• [WHAT TO WORK ON]: Exactly as written, quote every line that follows, skipping the images.

• [DATA]:

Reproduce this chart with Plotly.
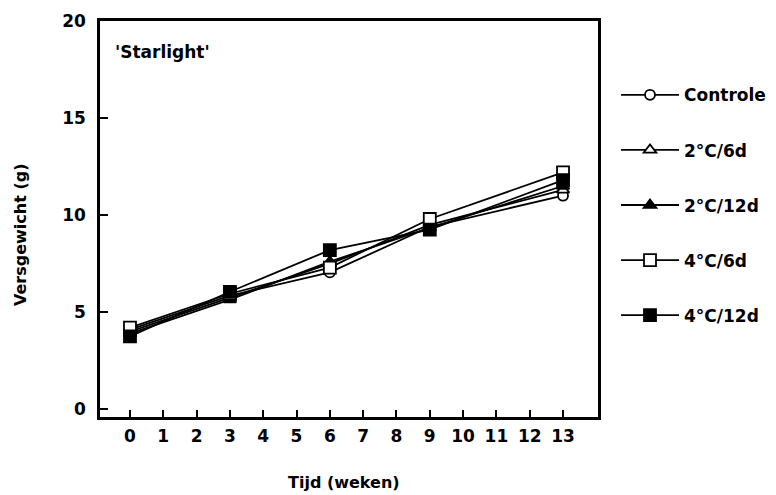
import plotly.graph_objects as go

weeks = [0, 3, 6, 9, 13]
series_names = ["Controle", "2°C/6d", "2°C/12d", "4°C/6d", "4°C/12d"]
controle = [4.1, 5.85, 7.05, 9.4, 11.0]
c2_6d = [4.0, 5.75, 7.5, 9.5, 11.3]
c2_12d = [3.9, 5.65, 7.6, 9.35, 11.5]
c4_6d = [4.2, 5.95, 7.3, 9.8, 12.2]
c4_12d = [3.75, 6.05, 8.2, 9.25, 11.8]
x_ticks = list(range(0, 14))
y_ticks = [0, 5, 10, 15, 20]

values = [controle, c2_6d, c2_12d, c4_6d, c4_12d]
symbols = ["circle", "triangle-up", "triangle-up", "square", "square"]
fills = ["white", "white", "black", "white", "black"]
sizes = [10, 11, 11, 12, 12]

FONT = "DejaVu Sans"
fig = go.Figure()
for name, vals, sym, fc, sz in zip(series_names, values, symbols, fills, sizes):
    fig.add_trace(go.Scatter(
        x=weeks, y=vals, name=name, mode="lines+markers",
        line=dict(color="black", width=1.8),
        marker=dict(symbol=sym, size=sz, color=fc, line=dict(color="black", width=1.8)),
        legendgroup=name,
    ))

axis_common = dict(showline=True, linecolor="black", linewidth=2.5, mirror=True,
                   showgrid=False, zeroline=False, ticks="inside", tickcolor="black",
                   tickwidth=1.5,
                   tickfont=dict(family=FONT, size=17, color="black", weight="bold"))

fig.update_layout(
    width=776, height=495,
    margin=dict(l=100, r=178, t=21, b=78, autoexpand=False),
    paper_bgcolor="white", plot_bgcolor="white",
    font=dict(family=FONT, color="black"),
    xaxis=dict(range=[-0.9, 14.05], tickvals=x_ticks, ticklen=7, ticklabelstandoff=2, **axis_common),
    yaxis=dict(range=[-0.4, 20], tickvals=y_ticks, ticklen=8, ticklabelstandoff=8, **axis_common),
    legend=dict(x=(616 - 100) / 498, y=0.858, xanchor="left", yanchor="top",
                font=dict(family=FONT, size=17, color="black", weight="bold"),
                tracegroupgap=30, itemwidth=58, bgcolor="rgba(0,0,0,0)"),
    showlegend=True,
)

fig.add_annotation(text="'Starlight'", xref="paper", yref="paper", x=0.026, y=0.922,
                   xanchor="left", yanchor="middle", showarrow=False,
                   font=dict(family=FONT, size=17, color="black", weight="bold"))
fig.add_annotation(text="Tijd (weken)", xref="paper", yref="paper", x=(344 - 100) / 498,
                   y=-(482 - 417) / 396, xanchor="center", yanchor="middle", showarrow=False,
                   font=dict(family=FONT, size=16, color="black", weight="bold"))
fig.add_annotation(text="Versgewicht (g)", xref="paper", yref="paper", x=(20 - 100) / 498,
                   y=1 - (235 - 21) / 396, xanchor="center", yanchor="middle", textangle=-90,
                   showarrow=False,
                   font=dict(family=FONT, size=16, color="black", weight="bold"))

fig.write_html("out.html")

• [ANSWER TO THE TASK]:
Reproduce this chart with Plotly.
import plotly.graph_objects as go

weeks = [0, 3, 6, 9, 13]
series_names = ["Controle", "2°C/6d", "2°C/12d", "4°C/6d", "4°C/12d"]
controle = [4.1, 5.85, 7.05, 9.4, 11.0]
c2_6d = [4.0, 5.75, 7.5, 9.5, 11.3]
c2_12d = [3.9, 5.65, 7.6, 9.35, 11.5]
c4_6d = [4.2, 5.95, 7.3, 9.8, 12.2]
c4_12d = [3.75, 6.05, 8.2, 9.25, 11.8]
x_ticks = list(range(0, 14))
y_ticks = [0, 5, 10, 15, 20]

values = [controle, c2_6d, c2_12d, c4_6d, c4_12d]
symbols = ["circle", "triangle-up", "triangle-up", "square", "square"]
fills = ["white", "white", "black", "white", "black"]
sizes = [10, 11, 11, 12, 12]

FONT = "DejaVu Sans"
fig = go.Figure()
for name, vals, sym, fc, sz in zip(series_names, values, symbols, fills, sizes):
    fig.add_trace(go.Scatter(
        x=weeks, y=vals, name=name, mode="lines+markers",
        line=dict(color="black", width=1.8),
        marker=dict(symbol=sym, size=sz, color=fc, line=dict(color="black", width=1.8)),
        legendgroup=name,
    ))

axis_common = dict(showline=True, linecolor="black", linewidth=2.5, mirror=True,
                   showgrid=False, zeroline=False, ticks="inside", tickcolor="black",
                   tickwidth=1.5,
                   tickfont=dict(family=FONT, size=17, color="black", weight="bold"))

fig.update_layout(
    width=776, height=495,
    margin=dict(l=100, r=178, t=21, b=78, autoexpand=False),
    paper_bgcolor="white", plot_bgcolor="white",
    font=dict(family=FONT, color="black"),
    xaxis=dict(range=[-0.9, 14.05], tickvals=x_ticks, ticklen=7, ticklabelstandoff=2, **axis_common),
    yaxis=dict(range=[-0.4, 20], tickvals=y_ticks, ticklen=8, ticklabelstandoff=8, **axis_common),
    legend=dict(x=(616 - 100) / 498, y=0.858, xanchor="left", yanchor="top",
                font=dict(family=FONT, size=17, color="black", weight="bold"),
                tracegroupgap=30, itemwidth=58, bgcolor="rgba(0,0,0,0)"),
    showlegend=True,
)

fig.add_annotation(text="'Starlight'", xref="paper", yref="paper", x=0.026, y=0.922,
                   xanchor="left", yanchor="middle", showarrow=False,
                   font=dict(family=FONT, size=17, color="black", weight="bold"))
fig.add_annotation(text="Tijd (weken)", xref="paper", yref="paper", x=(344 - 100) / 498,
                   y=-(482 - 417) / 396, xanchor="center", yanchor="middle", showarrow=False,
                   font=dict(family=FONT, size=16, color="black", weight="bold"))
fig.add_annotation(text="Versgewicht (g)", xref="paper", yref="paper", x=(20 - 100) / 498,
                   y=1 - (235 - 21) / 396, xanchor="center", yanchor="middle", textangle=-90,
                   showarrow=False,
                   font=dict(family=FONT, size=16, color="black", weight="bold"))

fig.write_html("out.html")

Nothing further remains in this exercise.